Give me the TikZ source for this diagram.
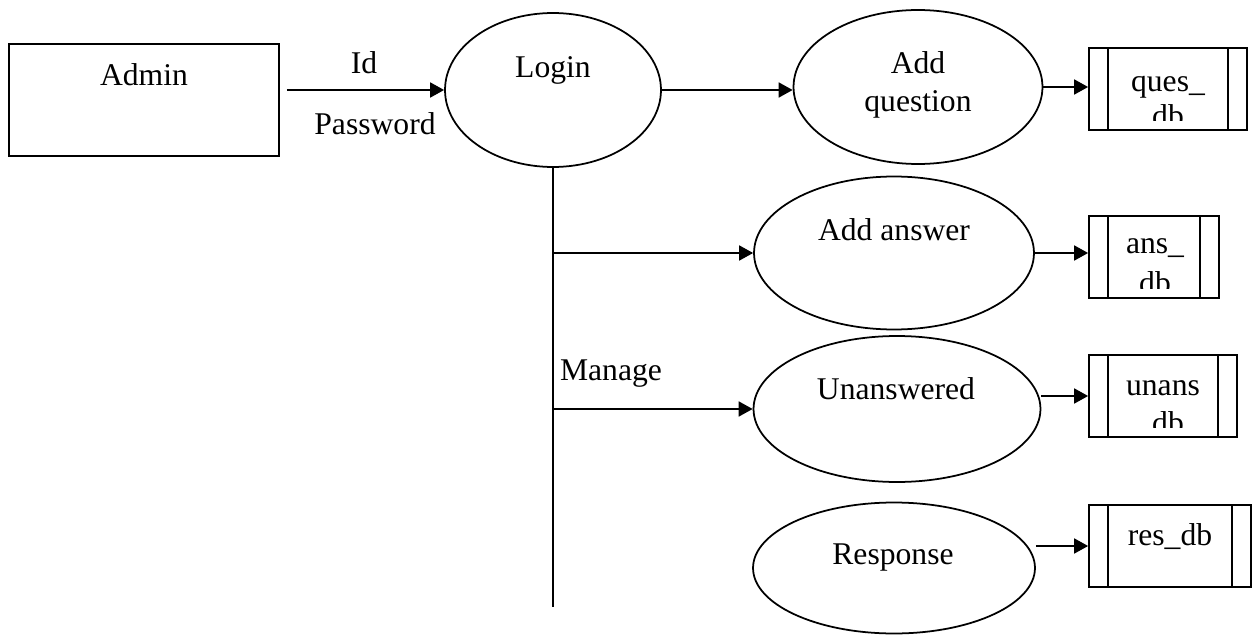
\documentclass[tikz,border=0pt]{standalone}
\usepackage{fontspec}
\setmainfont{Liberation Serif}
\usetikzlibrary{shapes.geometric,arrows.meta}

\tikzset{
  proc/.style={draw, ellipse, inner sep=0pt, line width=1pt},
  entity/.style={draw, rectangle, inner sep=0pt, line width=1pt},
  store/.style={draw, rectangle, inner sep=0pt, line width=1pt,
    minimum height=1.64cm, minimum width=#1,
    path picture={
      \draw[line width=1pt] ([xshift=0.38cm]path picture bounding box.north west)
        -- ([xshift=0.38cm]path picture bounding box.south west);
      \draw[line width=1pt] ([xshift=-0.38cm]path picture bounding box.north east)
        -- ([xshift=-0.38cm]path picture bounding box.south east);
    }},
  lbl/.style={font=\fontsize{18}{22}\selectfont, inner sep=0pt, anchor=base},
  flow/.style={line width=1pt, -{Triangle[length=0.28cm,width=0.3cm]}}
}

\begin{document}
\begin{tikzpicture}[x=0.02cm, y=-0.02cm]
    \useasboundingbox (0,0) rectangle (1255,635);

    % External entity
    \node[entity, minimum width=5.4cm, minimum height=2.24cm] (admin) at (144,100) {};
    \node[lbl] (adminlbl) at (144,86) {Admin};

    % Processes
    \node[proc, minimum width=4.32cm, minimum height=3.08cm] (login) at (553,90) {};
    \node[proc, minimum width=4.98cm, minimum height=3.08cm] (addq) at (918,87) {};
    \node[proc, minimum width=5.6cm, minimum height=3.06cm] (adda) at (894,253) {};
    \node[proc, minimum width=5.74cm, minimum height=2.92cm] (unans) at (897,409) {};
    \node[proc, minimum width=5.64cm, minimum height=2.62cm] (resp) at (894,568) {};

    \node[lbl] (loginlbl) at (553,78) {Login};
    \node[lbl] (addqlbl) at (918,74) {Add};
    \node[lbl] (addqlbl2) at (918,112) {question};
    \node[lbl] (addalbl) at (894,240) {Add answer};
    \node[lbl] (unanslbl) at (896,399) {Unanswered};
    \node[lbl] (resplbl) at (893,564) {Response};

    % Data stores
    \node[store=3.16cm] (quesdb) at (1168,89) {};
    \node[store=2.6cm] (ansdb) at (1154,257) {};
    \node[store=2.96cm] (unansdb) at (1163,396) {};
    \node[store=3.24cm] (resdb) at (1170,546) {};

    \node[lbl] (quesdblbl) at (1168,92) {ques\_};
    \node[lbl] (ansdblbl) at (1155,254) {ans\_};
    \node[lbl] (unansdblbl) at (1163,395) {unans};
    \node[lbl] (resdblbl) at (1170,545) {res\_db};

    % second lines, cut off by the store box
    \begin{scope}
        \clip (quesdb.north west) rectangle ([yshift=0.2cm]quesdb.south east);
        \node[lbl] (quesdblbl2) at (1168,127) {db};
    \end{scope}
    \begin{scope}
        \clip (ansdb.north west) rectangle ([yshift=0.2cm]ansdb.south east);
        \node[lbl] (ansdblbl2) at (1155,293) {db};
    \end{scope}
    \begin{scope}
        \clip (unansdb.north west) rectangle ([yshift=0.2cm]unansdb.south east);
        \node[lbl] (unansdblbl2) at (1168,433) {db};
    \end{scope}

    % Flows
    \draw[flow] ([xshift=0.14cm]admin.east |- login.west) -- (login.west);
    \node[lbl] (idlbl) at (364,74) {Id};
    \node[lbl] (pwlbl) at (375,134) {Password};

    \draw[flow] (login.east) -- (login.east -| addq.west);
    \draw[flow] (addq.east) -- (addq.east -| quesdb.west);

    \coordinate (trunkend) at (553,607);
    \draw[line width=1pt] (login.south) -- (trunkend);
    \draw[flow] (login.south |- adda.west) -- (adda.west);
    \draw[flow] (login.south |- unans.west) -- (unans.west);
    \node[lbl] (managelbl) at (611,380) {Manage};

    \draw[flow] (adda.east) -- (adda.east -| ansdb.west);
    \draw[flow] (unans.east |- unansdb.west) -- (unansdb.west);
    \draw[flow] (resp.east |- resdb.west) -- (resdb.west);

\end{tikzpicture}
\end{document}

────────────────────

TASK REQUIREMENTS: Skip the pictures and restate exactly the lines from the beginning of the listing to the line with "minimum width=5.64cm, minimum", that line included.

RESULT OF THIS TASK:
Give me the TikZ source for this diagram.
\documentclass[tikz,border=0pt]{standalone}
\usepackage{fontspec}
\setmainfont{Liberation Serif}
\usetikzlibrary{shapes.geometric,arrows.meta}

\tikzset{
  proc/.style={draw, ellipse, inner sep=0pt, line width=1pt},
  entity/.style={draw, rectangle, inner sep=0pt, line width=1pt},
  store/.style={draw, rectangle, inner sep=0pt, line width=1pt,
    minimum height=1.64cm, minimum width=#1,
    path picture={
      \draw[line width=1pt] ([xshift=0.38cm]path picture bounding box.north west)
        -- ([xshift=0.38cm]path picture bounding box.south west);
      \draw[line width=1pt] ([xshift=-0.38cm]path picture bounding box.north east)
        -- ([xshift=-0.38cm]path picture bounding box.south east);
    }},
  lbl/.style={font=\fontsize{18}{22}\selectfont, inner sep=0pt, anchor=base},
  flow/.style={line width=1pt, -{Triangle[length=0.28cm,width=0.3cm]}}
}

\begin{document}
\begin{tikzpicture}[x=0.02cm, y=-0.02cm]
    \useasboundingbox (0,0) rectangle (1255,635);

    % External entity
    \node[entity, minimum width=5.4cm, minimum height=2.24cm] (admin) at (144,100) {};
    \node[lbl] (adminlbl) at (144,86) {Admin};

    % Processes
    \node[proc, minimum width=4.32cm, minimum height=3.08cm] (login) at (553,90) {};
    \node[proc, minimum width=4.98cm, minimum height=3.08cm] (addq) at (918,87) {};
    \node[proc, minimum width=5.6cm, minimum height=3.06cm] (adda) at (894,253) {};
    \node[proc, minimum width=5.74cm, minimum height=2.92cm] (unans) at (897,409) {};
    \node[proc, minimum width=5.64cm, minimum height=2.62cm] (resp) at (894,568) {};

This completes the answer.